A terme, le découragement des bénéficiaires peut mener à une détérioration de leur situation (insécurité alimentaire, perte de logement), ajoutent les associations.

 

4/ …mais pas forcément plus d’emplois durables

 

Tous ces risques en valent-ils la chandelle ? Après tout, on pourrait estimer que la fin (obtenir un emploi durable) justifie les moyens. Hélas, même sur ce point, le bât blesse.

 

Comme l’avait déjà établi un autre rapport et comme le confirme le document publié par Aequitaz, le Secours catholique et ATD Quart Monde, les résultats ne sont pas bons. Les contrats signés par les allocataires dans le cadre de la réforme sont « essentiellement des contrats de moins de six mois dans des secteurs en tension aux conditions de travail difficiles », notent ainsi les associations.

 

Le taux moyen d’accès à l’emploi durable pour les allocataires, six mois après leur entrée dans le parcours, est d’environ 17 %, selon France Travail.
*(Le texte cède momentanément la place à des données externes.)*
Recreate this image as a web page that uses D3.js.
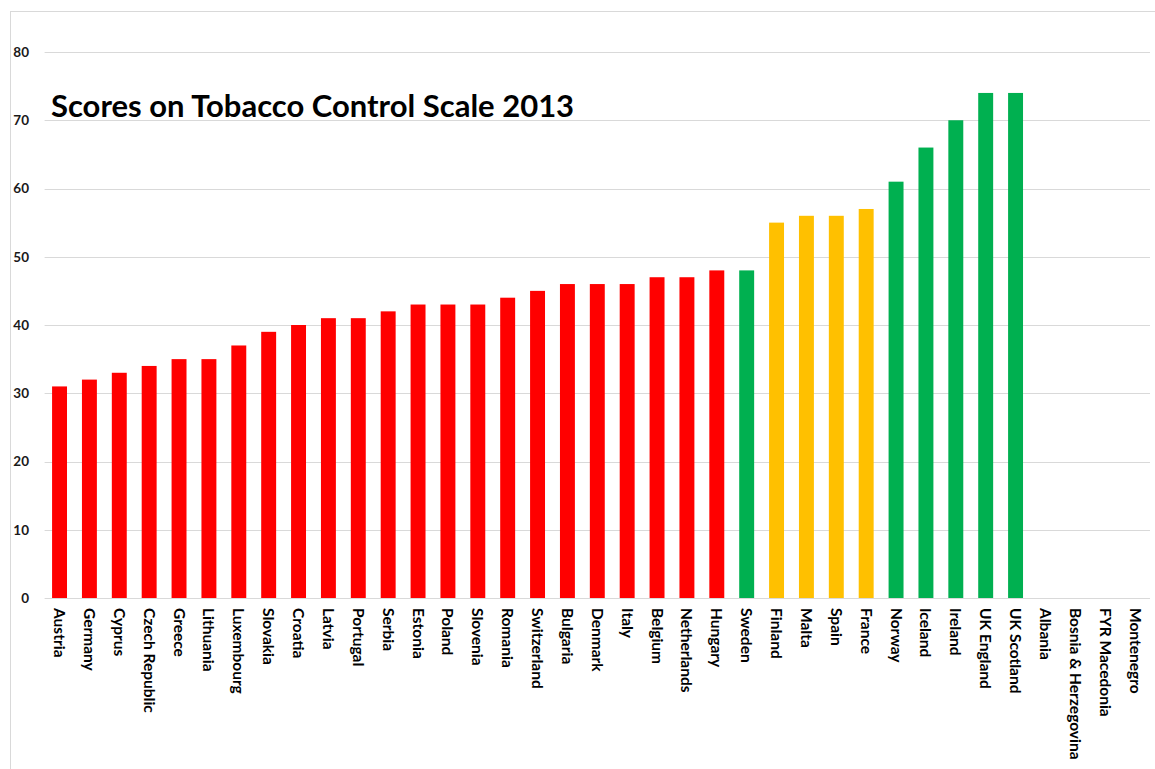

Ce chiffre varie certes un peu d’un territoire à l’autre (22 % dans la Somme, 13 % dans les Vosges ou dans les Pyrénées-Atlantiques). Mais les résultats ne sont vraiment probants nulle part.

 

Ces chiffres ne sont malheureusement pas très surprenants, dans la mesure où le risque de radiation peut pousser les bénéficiaires à se tourner vers des emplois précaires ou qui ne leur correspondent pas.

 

En somme, concluent les associations, « pousser les personnes à enchaîner des petits boulots de subsistance qui ne respectent ni le métier, ni le projet professionnel, ni le temps de travail souhaité, ni le niveau de qualification de la personne, est un immense gâchis humain en plus d’être inefficace en matière de lutte contre la pauvreté ».

 

Un constat qui confirme ce que d’autres chercheurs avaient déjà établi pour les mesures de contrôle imposées aux demandeurs d’emploi.